Google wants .google, .youtube domain names


 Google, owner of the world's largest search engine, also applied for other suffixes such as .docs and .lol under the program run by the Internet Corporation for Assigned Names and Numbers, the nonprofit organization that manages the Internet's address system.

The company is applying for domains that reflect its trademarks, relate to its core business, or will improve user experience, Vint Cerf, Google's chief Internet evangelist, said in a post on the company's blog Thursday. The .youtube domain could make it easier to identify channels and genres on Google's YouTube video-sharing website, Cerf said. The .lol domain, mimicking the text-message shorthand for "laugh out loud," has interesting and creative potential, he said.

"We're just beginning to explore this potential source of innovation on the Web," Cerf said. "By opening up more choices for Internet domain names, we hope people will find options for more diverse - and perhaps shorter - signposts in cyberspace."

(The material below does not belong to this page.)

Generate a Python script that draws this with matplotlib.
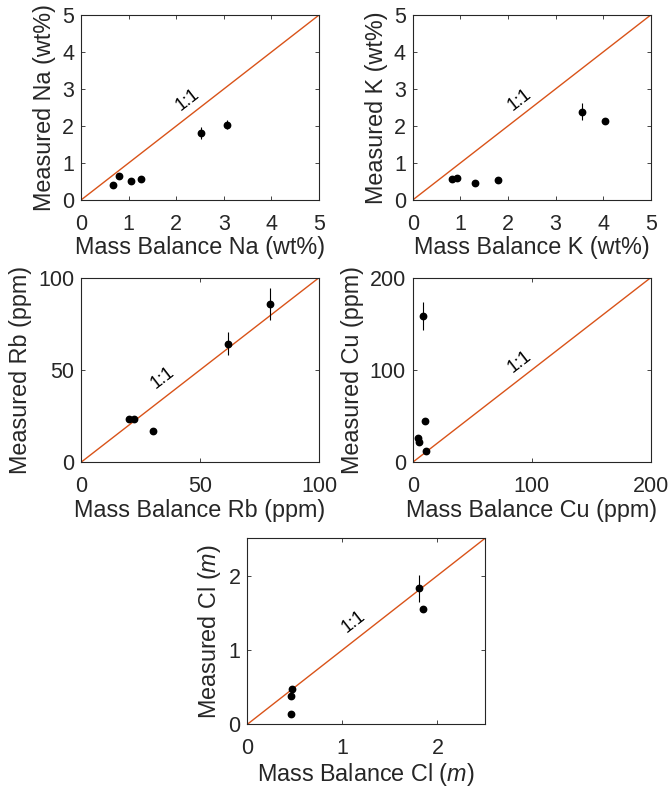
import matplotlib
matplotlib.use('Agg')
import matplotlib.pyplot as plt

plt.rcParams['font.family'] = ['Liberation Sans', 'DejaVu Sans']
plt.rcParams['mathtext.fontset'] = 'custom'
plt.rcParams['mathtext.rm'] = 'Liberation Sans'
plt.rcParams['mathtext.it'] = 'Liberation Sans:italic'

# Data
na_x = [0.68, 0.80, 1.05, 1.27, 2.52, 3.07]
na_y = [0.40, 0.66, 0.52, 0.58, 1.80, 2.03]
na_err = [0.0, 0.0, 0.0, 0.0, 0.16, 0.12]

k_x = [0.83, 0.92, 1.31, 1.80, 3.56, 4.04]
k_y = [0.58, 0.60, 0.46, 0.54, 2.38, 2.13]
k_err = [0.0, 0.0, 0.0, 0.0, 0.23, 0.0]

rb_x = [20.0, 22.2, 30.1, 61.7, 79.4]
rb_y = [23.6, 23.6, 17.1, 64.3, 85.7]
rb_err = [0.0, 0.0, 0.0, 6.1, 8.5]

cu_x = [8.4, 10.4, 4.8, 5.3, 10.9]
cu_y = [158.5, 44.4, 26.4, 22.4, 12.3]
cu_err = [15.5, 0.0, 0.0, 0.0, 0.0]

cl_x = [0.47, 0.46, 0.46, 1.81, 1.85]
cl_y = [0.48, 0.385, 0.14, 1.83, 1.55]
cl_err = [0.0, 0.0, 0.0, 0.18, 0.0]

panels = [
    # x, y, yerr, limit, ticks, xlabel, ylabel, 1:1 label position, axes rect
    (na_x, na_y, na_err, 5, [0, 1, 2, 3, 4, 5], 'Mass Balance Na (wt%)', 'Measured Na (wt%)',
     (2.25, 2.70), [0.1211, 0.7465, 0.3558, 0.2345]),
    (k_x, k_y, k_err, 5, [0, 1, 2, 3, 4, 5], 'Mass Balance K (wt%)', 'Measured K (wt%)',
     (2.24, 2.71), [0.6169, 0.7465, 0.3558, 0.2345]),
    (rb_x, rb_y, rb_err, 100, [0, 50, 100], 'Mass Balance Rb (ppm)', 'Measured Rb (ppm)',
     (34.5, 45.5), [0.1211, 0.4141, 0.3558, 0.2340]),
    (cu_x, cu_y, cu_err, 200, [0, 100, 200], 'Mass Balance Cu (ppm)', 'Measured Cu (ppm)',
     (89.6, 109), [0.6169, 0.4141, 0.3558, 0.2340]),
    (cl_x, cl_y, cl_err, 2.5, [0, 1, 2], 'Mass Balance Cl ($\\mathit{m}$)', 'Measured Cl ($\\mathit{m}$)',
     (1.115, 1.38), [0.3697, 0.0820, 0.3553, 0.2357]),
]

line_color = '#D95319'
text_color = '#262626'

fig = plt.figure(figsize=(6.69, 7.89), dpi=100)

for x, y, yerr, lim, ticks, xlab, ylab, lab_pos, rect in panels:
    ax = fig.add_axes(rect)
    ax.plot([0, lim], [0, lim], color=line_color, lw=1.0, zorder=1)
    ax.errorbar(x, y, yerr=yerr, fmt='o', color='black', ms=4.6, elinewidth=0.8,
                capsize=0, zorder=3)
    ax.text(lab_pos[0], lab_pos[1], '1:1', rotation=45, transform_rotates_text=True,
            rotation_mode='anchor', ha='center', va='center', fontsize=13, color='black')
    ax.set_xlim(0, lim)
    ax.set_ylim(0, lim)
    ax.set_xticks(ticks)
    ax.set_yticks(ticks)
    ax.tick_params(direction='in', top=True, right=True, length=3, width=0.6,
                   labelsize=15.5, colors=text_color)
    ax.tick_params(axis='x', pad=10)
    ax.tick_params(axis='y', pad=5)
    for s in ax.spines.values():
        s.set_color(text_color)
        s.set_linewidth(0.8)
    ax.set_xlabel(xlab, fontsize=16.8, color=text_color, labelpad=1)
    ax.set_ylabel(ylab, fontsize=16.8, color=text_color, labelpad=4)

plt.savefig('out.png', dpi=100)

With its announcement, Google becomes one of the first large companies to publicly state an interest in the top-level domain program, which is opposed by more than 40 companies including General Electric and Coca-Cola that say it will increase their costs, confuse consumers, and spark Internet fraud.

ICANN, which operates under a U.S. Commerce Department contract, approved the domain expansion last year in a move to spur online innovation.

The group accepted applications this year for new words to the right of the dot in a Web address, including company and city names. The application process was interrupted by a technical malfunction that closed the system for more than a month, and ICANN closed the application period Wednesday.

ICANN, which has said the expansion could result in thousands of new Web suffixes, plans to publish the list of applied-for domains on June 13.

Google will make security and abuse protection a high priority with its new top-level domains, and will work with brand owners on protection mechanisms, Cerf said.

The Federal Trade Commission said in December that the plan may increase opportunities for Internet fraud and called on ICANN to reduce the number of domains created.